Di segno antitetico il programma dei kingmaker, dentro e fuori il Conclave, dell’ex presidente dei vescovi europei, Erdő. Questi intendono tornare ad una gestione della Chiesa più centralizzata e meno assembleare. Per il nuovo Wojtyla, detto così anche per una comune visione dell’Europa che necessiterebbe di fondarsi sulle radici cristiane, pallottoliere alla mano, ai blocchi di partenza sarebbero in dote una trentina di voti. Consensi prevalentemente in arrivo dai porporati creati da Ratzinger (20 su 133) e da Giovanni Paolo II (5). Il timore è che, però, la candidatura di Erdő possa essere troppo identitaria e di rottura. Da qui la tentazione di puntare in seconda battuta sul carmelitano scalzo, lo svedese Anders Arborellius, che in quesi giorni tradisce una certa tensione. "Le speculazioni sulle possibilità che possa diventare Papa erano iniziate già un po’ prima e questo è sempre fastidioso – ha dichiarato in una intervista al Catholic News Service –. Molte persone hanno ricevuto una visione di una Chiesa divisa, ma l’hanno ricevuta dai media, non dalla Chiesa".

Diverso lo stato d’animo di Parolin che con l’uscita fuori dai riflettori di Angelo Becciu si è sgravato di un certo imbarazzo.
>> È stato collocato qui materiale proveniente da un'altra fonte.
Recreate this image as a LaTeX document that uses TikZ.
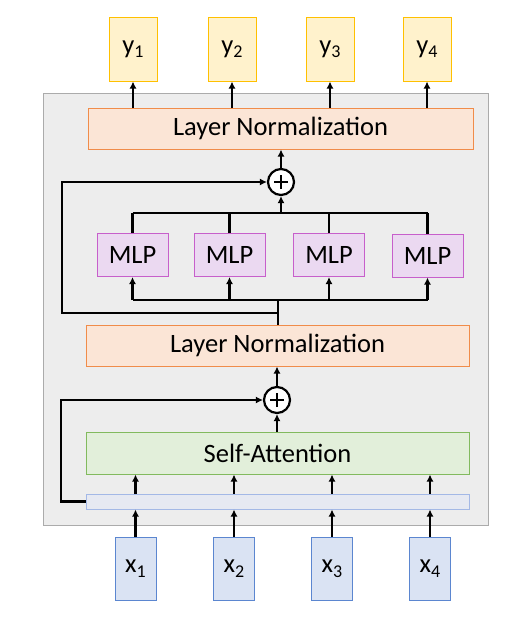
\documentclass[tikz,border=0pt]{standalone}
\usepackage{fontspec}
\setmainfont{Carlito}
\usetikzlibrary{arrows.meta,calc}
\definecolor{ybd}{HTML}{FFC000}
\definecolor{yfill}{HTML}{FFF2CC}
\definecolor{lnbd}{HTML}{F08C4A}
\definecolor{lnfill}{HTML}{FBE5D6}
\definecolor{mbd}{HTML}{C75FCB}
\definecolor{mfill}{HTML}{EBD9F1}
\definecolor{sabd}{HTML}{82BA5E}
\definecolor{safill}{HTML}{E2EFDA}
\definecolor{barbd}{HTML}{A3B8E6}
\definecolor{barfill}{HTML}{E6E9F2}
\definecolor{xbd}{HTML}{5B86D0}
\definecolor{xfill}{HTML}{DAE3F3}
\definecolor{bgfill}{HTML}{EDEDED}
\definecolor{bgbd}{HTML}{ABABAB}
\newcommand{\bigf}{\fontsize{26.5}{30}\selectfont}
\newcommand{\sbs}[1]{{\fontsize{18}{18}\selectfont\raisebox{-4.5pt}{#1}}}
\tikzset{
  box/.style={draw, line width=1pt, inner sep=0pt, font=\bigf},
  ybox/.style={box, draw=ybd, fill=yfill, minimum width=48pt, minimum height=64pt},
  xbox/.style={box, draw=xbd, fill=xfill, minimum width=41pt, minimum height=63pt},
  lnbox/.style={box, draw=lnbd, fill=lnfill, minimum height=41pt},
  mlpbox/.style={box, draw=mbd, fill=mfill, minimum width=71pt, minimum height=43pt},
  sabox/.style={box, draw=sabd, fill=safill, minimum height=42pt},
  barbox/.style={box, draw=barbd, fill=barfill, minimum height=15pt},
  plusnode/.style={circle, draw, line width=2.2pt, fill=white, minimum size=26pt, inner sep=0pt,
    path picture={\draw[line width=1.8pt] ([xshift=-7pt]path picture bounding box.center) -- ([xshift=7pt]path picture bounding box.center);
                  \draw[line width=1.8pt] ([yshift=-7pt]path picture bounding box.center) -- ([yshift=7pt]path picture bounding box.center);}},
  arr/.style={line width=2.4pt, -{Latex[length=7pt,width=7pt]}},
  ln/.style={line width=2.4pt},
}
\begin{document}
\begin{tikzpicture}[x=1pt,y=-1pt]
\useasboundingbox (0,0) rectangle (511,619);
\node[draw=bgbd, fill=bgfill, line width=1pt, minimum width=445pt, minimum height=432pt, inner sep=0pt] (bg) at (265.5,309) {};

% outputs
\node[ybox] (y1) at (133,49) {y\sbs{1}};
\node[ybox] (y2) at (232,49) {y\sbs{2}};
\node[ybox] (y3) at (330,49) {y\sbs{3}};
\node[ybox] (y4) at (427,49) {y\sbs{4}};

\node[lnbox, minimum width=385pt] (ln1) at (280.5,128.5) {Layer Normalization};
\node[plusnode] (p1) at (281,182) {};

\node[mlpbox] (m1) at (132.5,255) {MLP};
\node[mlpbox] (m2) at (229.5,255) {MLP};
\node[mlpbox] (m3) at (329,255) {MLP};
\node[mlpbox] (m4) at (427.5,255.5) {MLP};

\node[lnbox, minimum width=383pt] (ln2) at (277.5,345.5) {Layer Normalization};
\node[plusnode] (p2) at (277,400) {};
\node[sabox, minimum width=383pt] (sa) at (277.5,453) {Self-Attention};
\node[barbox, minimum width=383pt] (bar) at (277.5,501.5) {};

\node[xbox] (x1) at (135.5,568.5) {x\sbs{1}};
\node[xbox] (x2) at (234,568.5) {x\sbs{2}};
\node[xbox] (x3) at (332,568.5) {x\sbs{3}};
\node[xbox] (x4) at (430,568.5) {x\sbs{4}};

% LN1 -> outputs
\foreach \i in {1,2,3,4} { \draw[arr] (ln1.north -| y\i) -- (y\i.south); }
\draw[arr] (p1.north) -- (ln1.south -| p1);

% MLP top bus
\coordinate (tb) at (281,213);
\draw[ln] (tb -| m1) -- (tb -| m4);
\foreach \i in {1,2,3,4} { \draw[ln] (m\i.north) -- (tb -| m\i); }
\draw[arr] (tb) -- (p1.south);

% MLP input bus
\coordinate (ib) at (278,300);
\draw[ln] (ln2.north -| ib) -- (ib);
\draw[ln] (ib -| m1) -- (ib -| m4);
\foreach \i in {1,2,3,4} { \draw[arr] (ib -| m\i) -- (m\i.south); }

% skip 1
\coordinate (s1) at (62,313);
\draw[arr] (s1 -| ib) -- (s1) |- (p1.west);

% attention block
\draw[arr] (p2.north) -- (ln2.south -| p2);
\draw[arr] (sa.north -| p2) -- (p2.south);
\foreach \i in {1,2,3,4} { \draw[arr] (bar.north -| x\i) -- (sa.south -| x\i); }
\coordinate (s2) at (61,501.5);
\draw[arr] (bar.west) -- (s2) |- (p2.west);

% inputs
\foreach \i in {1,2,3,4} { \draw[arr] (x\i.north) -- (bar.south -| x\i); }
\end{tikzpicture}
\end{document}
Alcuni retroscena raccontano di un suo confronto accesso con lo stesso ex sostituto agli Affari generali, intenzionato a votare in Cappella Sistina. Ma la consonanza di vedute fra il suo ex capo in Segreteria di Stato e il decano del Collegio, Leonardo Sandri, uniti nel niet al presule condannato in primo grado dal Vaticano, avrebbe convinto Becciu al passo indietro. In Conclave Parolin muoverebbe da una cinquantina di consensi. Non pochi, comunque abbastanza per puntare al papato o restare imbrigliati, scrutinio dopo scrutinio, al cardinalato.